All TS1120 and later tape drives also support multiple format options, such as scaling and segmentation modes that trade capacity for improved access times. While 256 settings of the Capacity Scaling byte (and resulting fractional capacities) are supported on these drives, the following three primary settings are recommended for use:
  • Full capacity default mode
  • 20% scaled fast access mode (20% capacity that is scaled, front of tape used). The Capacity Scaling byte is x'35'.
  • Performance scaling for 87% capacity and a segmented format with recursive accumulating backhitchless flush (RABF) capability (a non-volatile caching technique) for the full cartridge. For WORM firmware for the 3592 tape drive, the Capacity Scaling byte is x'E0'.
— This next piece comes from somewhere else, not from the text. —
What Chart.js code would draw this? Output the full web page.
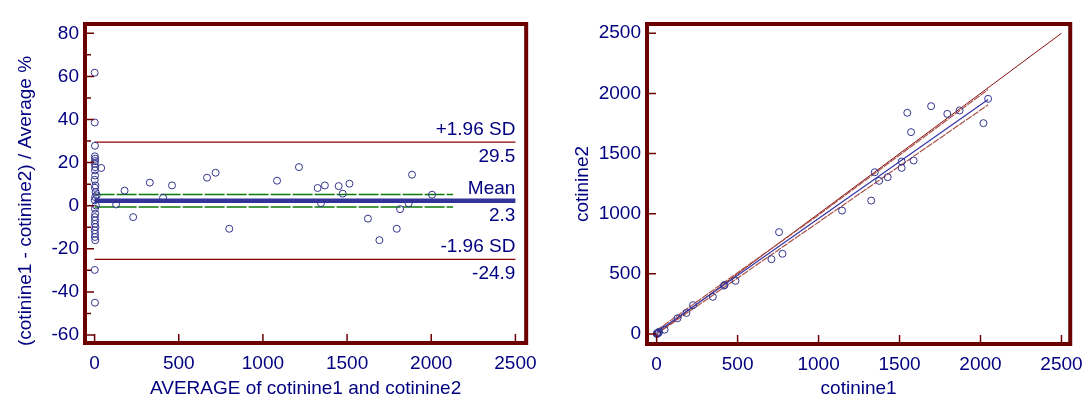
<!DOCTYPE html>
<html>
<head>
<meta charset="utf-8">
<script src="https://cdn.jsdelivr.net/npm/chart.js@4/dist/chart.umd.min.js"></script>
<style>
  html, body { margin: 0; padding: 0; background: #fff; }
  #wrap { position: relative; width: 1092px; height: 414px; }
  canvas { position: absolute; top: 0; }
  #left { left: 0; }
  #right { left: 546px; }
</style>
</head>
<body>
<div id="wrap">
  <canvas id="left" width="546" height="414"></canvas>
  <canvas id="right" width="546" height="414"></canvas>
</div>
<script>
// Bland-Altman: average vs. difference %
const baAvg = [0.5, 1, 2, 1.5, 3, 2.5, 1, 4, 2, 3, 1, 5, 2, 6, 12, 3, 1, 8, 2, 4, 1, 3, 2, 5, 1, 3, 2, 4, 1, 2,
  39, 128, 178, 229, 328, 407, 460, 668, 719, 800, 1084, 1214, 1325, 1345, 1368, 1450, 1474,
  1514, 1624, 1692, 1795, 1815, 1866, 1886, 2005];
const baDiff = [61.7, 38.6, 27.8, 22.9, 21.8, 20.7, 19.5, 17.9, 16.4, 14, 12, 9.4, 8.3, 6.3, 4.8, 4, 2.5, 0.1, -1.4, -3.7,
  -5.3, -6.8, -8.4, -9.9, -11.4, -13, -14.5, -16, -29.8, -45,
  17.5, 0.6, 7, -5.3, 10.7, 3.7, 9.4, 13, 15.3, -10.7, 11.6, 17.9, 8.2, 1.2, 9.4, 9.1, 5.6,
  10.2, -6, -16, -10.7, -1.6, 1.1, 14.4, 5.1];
const meanDiff = 2.3;
const upperLoA = 29.5;
const lowerLoA = -24.9;
const meanCI = [-0.6, 5.2];
const meanCIEnd = 2130;
const baTicksX = [0, 500, 1000, 1500, 2000, 2500];
const baTicksY = [-60, -40, -20, 0, 20, 40, 60, 80];
const baMinorY = [-50, -30, -10, 10, 30, 50, 70];

// scatter: cotinine1 vs cotinine2
const cot1 = [1, 2, 3, 4, 5, 6, 8, 10, 12, 15, 49, 129, 184, 225, 347, 415, 420, 487, 709, 756, 777,
  1145, 1325, 1347, 1374, 1427, 1513, 1513, 1587, 1548, 1571, 1695, 1795, 1871, 2047, 2018];
const cot2 = [1, 3, 2, 5, 4, 8, 7, 11, 10, 19, 36, 131, 175, 240, 309, 402, 408, 442, 622, 847, 667,
  1026, 1109, 1345, 1273, 1304, 1434, 1381, 1442, 1839, 1678, 1894, 1830, 1858, 1955, 1753];
const identityX = [0, 2500];
const regX = [0, 1000, 2047];
const regY = [15, 960, 1949];
const ciUpperY = [30, 990, 2032];
const ciLowerY = [0, 930, 1905];
const cotTicks = [0, 500, 1000, 1500, 2000, 2500];

const FRAME = "#6b0000";
const NAVY = "#000080";
const DOTS = "#34348f";
const FONT = { family: "'Liberation Sans', Arial, sans-serif", size: 19 };
const CSSFONT = "19px 'Liberation Sans', Arial, sans-serif";

const pts = (xs, ys) => xs.map((v, i) => ({ x: v, y: ys[i] }));
const fixTicks = (list) => (scale) => {
  scale.ticks = list.map((v) => ({ value: v }));
};

const framePlugin = {
  id: "frame",
  afterDraw(chart, args, opts) {
    const { ctx, chartArea: a, scales: { x, y } } = chart;
    ctx.save();
    ctx.strokeStyle = FRAME;
    ctx.lineWidth = 1.5;
    ctx.beginPath();
    x.ticks.forEach((t) => {
      const px = x.getPixelForValue(t.value);
      ctx.moveTo(px, a.bottom);
      ctx.lineTo(px, a.bottom - 9);
    });
    y.ticks.forEach((t) => {
      const py = y.getPixelForValue(t.value);
      ctx.moveTo(a.left, py);
      ctx.lineTo(a.left + 9, py);
    });
    (opts.minor || []).forEach((v) => {
      const py = y.getPixelForValue(v);
      ctx.moveTo(a.left, py);
      ctx.lineTo(a.left + 6, py);
    });
    ctx.stroke();
    ctx.lineWidth = 4;
    ctx.strokeRect(a.left, a.top, a.width, a.height);
    if (opts.yTitle) {
      ctx.fillStyle = NAVY;
      ctx.font = CSSFONT;
      ctx.textAlign = "center";
      ctx.textBaseline = "middle";
      ctx.translate(opts.yTitleX, opts.yTitleY);
      ctx.rotate(-Math.PI / 2);
      ctx.fillText(opts.yTitle, 0, 0);
    }
    ctx.restore();
  },
};

const baLabels = {
  id: "baLabels",
  afterDatasetsDraw(chart) {
    const { ctx, scales: { x, y } } = chart;
    const right = x.getPixelForValue(2500);
    ctx.save();
    ctx.fillStyle = NAVY;
    ctx.font = CSSFONT;
    ctx.textAlign = "right";
    ctx.textBaseline = "alphabetic";
    const pair = (v, top, bottom) => {
      const py = y.getPixelForValue(v);
      ctx.fillText(top, right, py - 7);
      ctx.fillText(bottom, right, py + 20);
    };
    pair(upperLoA, "+1.96 SD", upperLoA.toFixed(1));
    pair(meanDiff, "Mean", meanDiff.toFixed(1));
    pair(lowerLoA, "-1.96 SD", lowerLoA.toFixed(1));
    ctx.restore();
  },
};

const plainTicks = (extra) => Object.assign({
  color: NAVY,
  font: FONT,
  maxRotation: 0,
  autoSkip: false,
  callback: (v) => String(v),
}, extra);

new Chart(document.getElementById("left"), {
  type: "scatter",
  data: {
    datasets: [
      {
        data: pts(baAvg, baDiff),
        pointRadius: 3.5,
        pointBorderWidth: 1,
        pointBorderColor: DOTS,
        pointBackgroundColor: "rgba(0,0,0,0)",
      },
      {
        type: "line",
        data: pts([0, 2500], [meanDiff, meanDiff]),
        borderColor: "#333399",
        borderWidth: 4.5,
        pointRadius: 0,
      },
      {
        type: "line",
        data: pts([0, meanCIEnd], [meanCI[1], meanCI[1]]),
        borderColor: "#0a7a0a",
        borderWidth: 1.3,
        borderDash: [20, 2],
        pointRadius: 0,
      },
      {
        type: "line",
        data: pts([0, meanCIEnd], [meanCI[0], meanCI[0]]),
        borderColor: "#0a7a0a",
        borderWidth: 1.3,
        borderDash: [20, 2],
        pointRadius: 0,
      },
      {
        type: "line",
        data: pts([0, 2500], [upperLoA, upperLoA]),
        borderColor: "#8b0000",
        borderWidth: 1.2,
        pointRadius: 0,
      },
      {
        type: "line",
        data: pts([0, 2500], [lowerLoA, lowerLoA]),
        borderColor: "#8b0000",
        borderWidth: 1.2,
        pointRadius: 0,
      },
    ],
  },
  options: {
    responsive: false,
    animation: false,
    events: [],
    layout: { padding: { top: 24, right: 19, left: 0, bottom: 0 } },
    plugins: {
      legend: { display: false },
      tooltip: { enabled: false },
      frame: { minor: baMinorY, yTitle: "(cotinine1 - cotinine2) / Average %", yTitleX: 26, yTitleY: 201 },
    },
    scales: {
      x: {
        type: "linear",
        min: -57,
        max: 2564,
        grid: { display: false, drawTicks: false },
        border: { display: false },
        ticks: plainTicks({ padding: 9 }),
        afterBuildTicks: fixTicks(baTicksX),
        title: { display: true, text: "AVERAGE of cotinine1 and cotinine2", color: NAVY, font: FONT, padding: { bottom: 14 } },
        afterFit: (s) => { s.height = 71; },
      },
      y: {
        type: "linear",
        min: -63.7,
        max: 84.3,
        grid: { display: false, drawTicks: false },
        border: { display: false },
        ticks: plainTicks({ padding: 6 }),
        afterBuildTicks: fixTicks(baTicksY),
        afterFit: (s) => { s.width = 85; },
      },
    },
  },
  plugins: [framePlugin, baLabels],
});

new Chart(document.getElementById("right"), {
  type: "scatter",
  data: {
    datasets: [
      {
        data: pts(cot1, cot2),
        pointRadius: 3.5,
        pointBorderWidth: 1,
        pointBorderColor: DOTS,
        pointBackgroundColor: "rgba(0,0,0,0)",
      },
      {
        type: "line",
        data: pts(regX, regY),
        borderColor: "#3a3aa8",
        borderWidth: 1.3,
        pointRadius: 0,
      },
      {
        type: "line",
        data: pts(regX, ciUpperY),
        borderColor: "#a8524a",
        borderWidth: 1.2,
        borderDash: [7, 1],
        pointRadius: 0,
      },
      {
        type: "line",
        data: pts(regX, ciLowerY),
        borderColor: "#a8524a",
        borderWidth: 1.2,
        borderDash: [7, 1],
        pointRadius: 0,
      },
      {
        type: "line",
        data: pts(identityX, identityX),
        borderColor: "#8b1010",
        borderWidth: 1,
        pointRadius: 0,
      },
    ],
  },
  options: {
    responsive: false,
    animation: false,
    events: [],
    layout: { padding: { top: 24, right: 19, left: 0, bottom: 0 } },
    plugins: {
      legend: { display: false },
      tooltip: { enabled: false },
      frame: {},
    },
    scales: {
      x: {
        type: "linear",
        min: -59.5,
        max: 2554,
        grid: { display: false, drawTicks: false },
        border: { display: false },
        ticks: plainTicks({ padding: 9 }),
        afterBuildTicks: fixTicks(cotTicks),
        title: { display: true, text: "cotinine1", color: NAVY, font: FONT, padding: { bottom: 14 } },
        afterFit: (s) => { s.height = 70; },
      },
      y: {
        type: "linear",
        min: -83,
        max: 2577,
        grid: { display: false, drawTicks: false },
        border: { display: false },
        ticks: plainTicks({ padding: 6 }),
        afterBuildTicks: fixTicks(cotTicks),
        title: { display: true, text: "cotinine2", color: NAVY, font: FONT, padding: { top: 25 } },
        afterFit: (s) => { s.width = 101; },
      },
    },
  },
  plugins: [framePlugin],
});
</script>
</body>
</html>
These settings are fully certified and are available as labeled and initialized part-numbered cartridges. For the exact Mode Select commands and settings that are necessary to invoke scaling, see the IBM 3592 Tape Drive SCSI Reference.

Scaling support in drive

Capacity scaling in the TS1120 and later tape drives is controlled by the host program that performs a Scaling operation. The Scaling operation uses the Capacity Scaling byte and the Capacity Scaling Valid control bit in Mode page X'23'. These tape drives do not change their current cartridge scaling, except for a special condition. The drives change scaling when a SCSI Mode Select command that specifies Mode Page X'23' (with appropriate non-default parameter settings) is received while the cartridge is positioned at the beginning of the tape. The drive can sense and report the scaling state of the current medium by using a Mode Sense command that specifies Mode Page X'23'. The default unscaled capacity is 300 GB (279.39 GiB) for a JA cartridge in J1A density, 500 GB (465.66 GiB) for a JA cartridge in E05 density, 700 GB (651.93 GiB) for a JB cartridge in E05 density, and 1 000 GB (931.32 GiB) for a JB cartridge in E06 density. The default unscaled capacity for a JY cartridge in E07 density is 4 TB (3.64 TiB).The default unscaled capacity for a JZ cartridge in E08 density is 10 TB (9.1 TiB).
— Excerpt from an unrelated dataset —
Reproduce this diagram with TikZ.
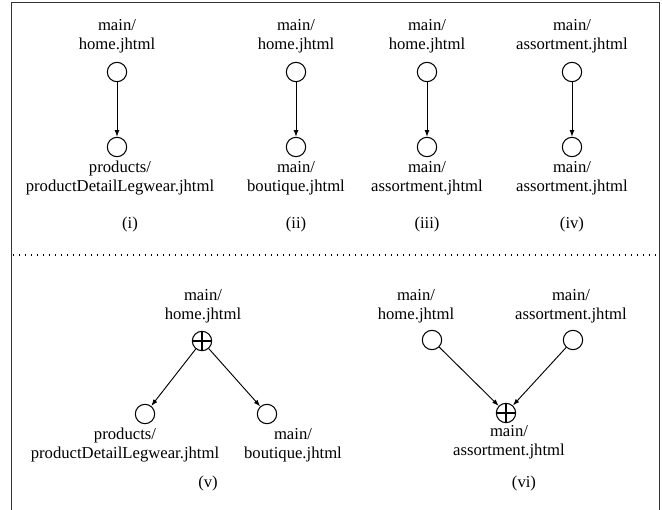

  • The cartridge can be rescaled from any current Capacity Scaling byte value to any supported new value. The tape is logically erased by this (End of Data mark that is written at beginning of tape), but not physically erased as with the long erase command. Scaling or rescaling one cartridge does not cause rescaling of the next cartridge; an explicit command must be issued for each cartridge to be rescaled.
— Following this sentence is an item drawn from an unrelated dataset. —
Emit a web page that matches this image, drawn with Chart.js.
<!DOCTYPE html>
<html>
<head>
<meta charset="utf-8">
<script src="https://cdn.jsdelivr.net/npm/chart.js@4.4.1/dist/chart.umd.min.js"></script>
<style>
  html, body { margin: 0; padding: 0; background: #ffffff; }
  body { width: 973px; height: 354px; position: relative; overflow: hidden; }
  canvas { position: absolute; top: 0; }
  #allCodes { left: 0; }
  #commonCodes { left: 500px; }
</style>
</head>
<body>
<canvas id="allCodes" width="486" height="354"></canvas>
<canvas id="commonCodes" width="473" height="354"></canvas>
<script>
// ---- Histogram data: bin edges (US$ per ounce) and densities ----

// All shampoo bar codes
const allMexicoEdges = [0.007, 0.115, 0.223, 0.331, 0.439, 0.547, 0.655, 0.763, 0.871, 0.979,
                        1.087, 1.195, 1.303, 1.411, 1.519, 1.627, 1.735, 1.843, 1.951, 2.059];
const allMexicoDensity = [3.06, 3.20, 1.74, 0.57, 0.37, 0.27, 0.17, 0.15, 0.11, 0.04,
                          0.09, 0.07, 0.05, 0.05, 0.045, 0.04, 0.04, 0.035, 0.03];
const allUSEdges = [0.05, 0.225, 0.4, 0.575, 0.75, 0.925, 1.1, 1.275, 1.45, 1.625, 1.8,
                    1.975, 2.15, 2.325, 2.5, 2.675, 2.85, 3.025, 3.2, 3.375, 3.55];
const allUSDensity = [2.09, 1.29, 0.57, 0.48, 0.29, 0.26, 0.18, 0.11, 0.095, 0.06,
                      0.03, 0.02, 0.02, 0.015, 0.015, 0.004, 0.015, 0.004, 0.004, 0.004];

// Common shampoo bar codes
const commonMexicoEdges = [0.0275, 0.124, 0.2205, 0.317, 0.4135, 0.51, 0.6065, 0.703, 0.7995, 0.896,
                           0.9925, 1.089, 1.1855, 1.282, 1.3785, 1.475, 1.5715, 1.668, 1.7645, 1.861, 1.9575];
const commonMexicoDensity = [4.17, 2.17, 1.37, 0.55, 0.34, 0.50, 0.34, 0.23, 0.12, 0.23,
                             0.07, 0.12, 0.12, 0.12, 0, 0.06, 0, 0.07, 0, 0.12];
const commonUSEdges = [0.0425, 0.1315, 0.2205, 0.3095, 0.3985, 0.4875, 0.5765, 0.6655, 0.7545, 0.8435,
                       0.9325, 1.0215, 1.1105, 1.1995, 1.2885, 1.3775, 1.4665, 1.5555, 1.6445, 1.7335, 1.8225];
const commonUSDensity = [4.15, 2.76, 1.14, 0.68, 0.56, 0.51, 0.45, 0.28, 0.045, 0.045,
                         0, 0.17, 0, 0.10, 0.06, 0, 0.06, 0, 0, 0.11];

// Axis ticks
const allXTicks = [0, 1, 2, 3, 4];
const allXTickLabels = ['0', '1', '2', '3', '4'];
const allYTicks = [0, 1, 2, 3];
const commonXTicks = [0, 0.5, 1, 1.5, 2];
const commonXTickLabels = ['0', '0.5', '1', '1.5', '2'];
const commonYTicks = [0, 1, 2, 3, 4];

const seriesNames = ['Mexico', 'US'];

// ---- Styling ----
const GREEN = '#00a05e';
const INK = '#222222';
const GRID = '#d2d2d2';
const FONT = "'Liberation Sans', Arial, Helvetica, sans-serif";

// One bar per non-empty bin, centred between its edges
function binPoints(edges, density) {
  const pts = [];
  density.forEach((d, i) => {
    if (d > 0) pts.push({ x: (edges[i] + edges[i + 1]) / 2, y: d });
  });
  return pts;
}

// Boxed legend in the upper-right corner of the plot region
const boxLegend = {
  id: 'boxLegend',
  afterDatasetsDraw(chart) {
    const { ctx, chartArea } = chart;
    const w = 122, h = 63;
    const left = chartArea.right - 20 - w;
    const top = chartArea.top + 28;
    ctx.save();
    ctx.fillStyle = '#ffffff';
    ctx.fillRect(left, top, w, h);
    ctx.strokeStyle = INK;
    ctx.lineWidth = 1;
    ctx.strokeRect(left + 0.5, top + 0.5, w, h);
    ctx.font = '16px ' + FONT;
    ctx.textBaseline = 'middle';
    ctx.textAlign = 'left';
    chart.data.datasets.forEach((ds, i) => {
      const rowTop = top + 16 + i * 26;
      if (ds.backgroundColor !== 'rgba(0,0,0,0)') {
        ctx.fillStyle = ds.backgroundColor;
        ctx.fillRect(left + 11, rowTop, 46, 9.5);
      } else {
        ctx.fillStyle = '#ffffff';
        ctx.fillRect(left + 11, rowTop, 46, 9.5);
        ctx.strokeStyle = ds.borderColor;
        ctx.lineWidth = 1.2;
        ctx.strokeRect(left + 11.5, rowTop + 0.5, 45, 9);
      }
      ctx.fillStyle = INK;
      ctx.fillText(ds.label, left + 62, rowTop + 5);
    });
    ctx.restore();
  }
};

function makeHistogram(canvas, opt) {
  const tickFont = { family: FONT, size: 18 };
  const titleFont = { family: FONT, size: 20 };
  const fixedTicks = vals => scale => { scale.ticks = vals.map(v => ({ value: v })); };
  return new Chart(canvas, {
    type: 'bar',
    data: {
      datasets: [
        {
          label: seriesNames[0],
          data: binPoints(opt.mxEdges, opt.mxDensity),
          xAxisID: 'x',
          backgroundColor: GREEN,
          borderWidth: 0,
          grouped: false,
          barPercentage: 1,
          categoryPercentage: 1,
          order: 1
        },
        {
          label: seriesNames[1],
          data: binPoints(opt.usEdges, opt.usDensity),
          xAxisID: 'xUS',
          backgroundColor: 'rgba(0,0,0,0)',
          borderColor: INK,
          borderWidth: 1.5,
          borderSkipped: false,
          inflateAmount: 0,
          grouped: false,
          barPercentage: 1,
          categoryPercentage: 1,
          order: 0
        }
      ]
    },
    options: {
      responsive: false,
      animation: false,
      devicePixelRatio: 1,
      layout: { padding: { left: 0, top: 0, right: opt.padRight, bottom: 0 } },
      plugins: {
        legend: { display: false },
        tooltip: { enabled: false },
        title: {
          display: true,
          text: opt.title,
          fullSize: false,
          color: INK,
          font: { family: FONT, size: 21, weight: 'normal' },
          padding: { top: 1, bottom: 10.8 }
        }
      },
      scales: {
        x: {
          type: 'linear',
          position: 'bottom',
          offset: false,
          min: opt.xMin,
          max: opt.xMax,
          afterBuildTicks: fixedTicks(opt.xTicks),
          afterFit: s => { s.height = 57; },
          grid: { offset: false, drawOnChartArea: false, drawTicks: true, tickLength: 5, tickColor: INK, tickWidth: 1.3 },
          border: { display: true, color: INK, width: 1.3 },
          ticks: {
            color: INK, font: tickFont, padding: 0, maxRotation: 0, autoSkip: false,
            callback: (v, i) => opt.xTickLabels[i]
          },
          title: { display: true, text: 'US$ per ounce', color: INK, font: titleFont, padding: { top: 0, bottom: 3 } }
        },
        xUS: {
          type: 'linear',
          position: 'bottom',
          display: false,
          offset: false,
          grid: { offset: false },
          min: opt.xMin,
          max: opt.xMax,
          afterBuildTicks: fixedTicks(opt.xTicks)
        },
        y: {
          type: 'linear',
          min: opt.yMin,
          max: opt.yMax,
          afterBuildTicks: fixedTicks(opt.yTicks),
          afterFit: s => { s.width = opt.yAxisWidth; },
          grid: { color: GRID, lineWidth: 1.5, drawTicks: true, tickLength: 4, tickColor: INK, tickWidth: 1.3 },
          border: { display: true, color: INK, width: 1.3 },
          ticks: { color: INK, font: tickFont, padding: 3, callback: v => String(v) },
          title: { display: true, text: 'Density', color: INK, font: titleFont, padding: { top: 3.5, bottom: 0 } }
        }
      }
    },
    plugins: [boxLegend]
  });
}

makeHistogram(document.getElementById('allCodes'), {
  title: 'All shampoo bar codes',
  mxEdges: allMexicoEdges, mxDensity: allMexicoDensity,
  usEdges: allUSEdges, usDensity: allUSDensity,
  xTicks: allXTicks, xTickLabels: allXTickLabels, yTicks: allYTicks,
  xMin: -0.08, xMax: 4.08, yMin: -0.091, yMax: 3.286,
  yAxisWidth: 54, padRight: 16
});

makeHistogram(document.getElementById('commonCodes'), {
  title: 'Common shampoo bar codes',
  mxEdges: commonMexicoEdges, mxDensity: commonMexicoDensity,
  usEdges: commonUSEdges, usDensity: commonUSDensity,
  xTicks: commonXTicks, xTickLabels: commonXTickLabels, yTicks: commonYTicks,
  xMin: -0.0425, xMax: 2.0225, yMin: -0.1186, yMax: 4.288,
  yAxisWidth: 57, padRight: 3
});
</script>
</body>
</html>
  • The drive provides the option of setting the scaling values of N/256ths of full capacity, where N ranges from X'16' (22 -- equals about 8% capacity) to X'EC' (236 -- equals about 92%).
  • For scaling factors N, between X'4B' and X'EB', the drive scales to the specified amount and creates a fast-access 20% capacity segment in the beginning of the scaled region. (Not applicable for JE cartridge types or 60F format cartridges.)
  • At all scaling factors, the drive supports early warning at the end of the scaled region (with the appropriate unit attention to inform the software that it flushes buffers and close volume) and reports a physical end-of-tape check condition at the end of the scaled region, just as it would if unscaled tape reached the real physical end of the tape.
Capacity scaling is not offered on any of the short length (economy) cartridge types (JJ, JK, JL, or JM), or on the WORM cartridges (JR, JV, JW, JX, JY, and JZ). Capacity scaling is only offered on the JA, JB, JC, and JD cartridge types (not JE).
Three important attributes are controlled by the setting of the Capacity Scaling byte value:
  • The total Medium Capacity
  • The ability to perform the RABF function on an entire cartridge, including last wraps
  • Information about whether the format is segmented (not supported on JE cartridges or 60F format). If the format is segmented, a fast-access segment is created on the front part of the tape followed by a larger remainder segment that occupies the remainder of the tape. The fast access segment is always filled (written) first, followed by the filling of the remainder segment. For some applications that want improved access attributes for partially filled cartridges but still want to use full capacity (if required) without rescaling, this option is available.
It is important to note that the scaled state and attributes (segmentation, RABF) of the cartridge format is retained when a cartridge is reformatted between the J1A and E05 logical formats, although the exact resulting used capacity as a percentage of full capacity is not identical for all mapped settings.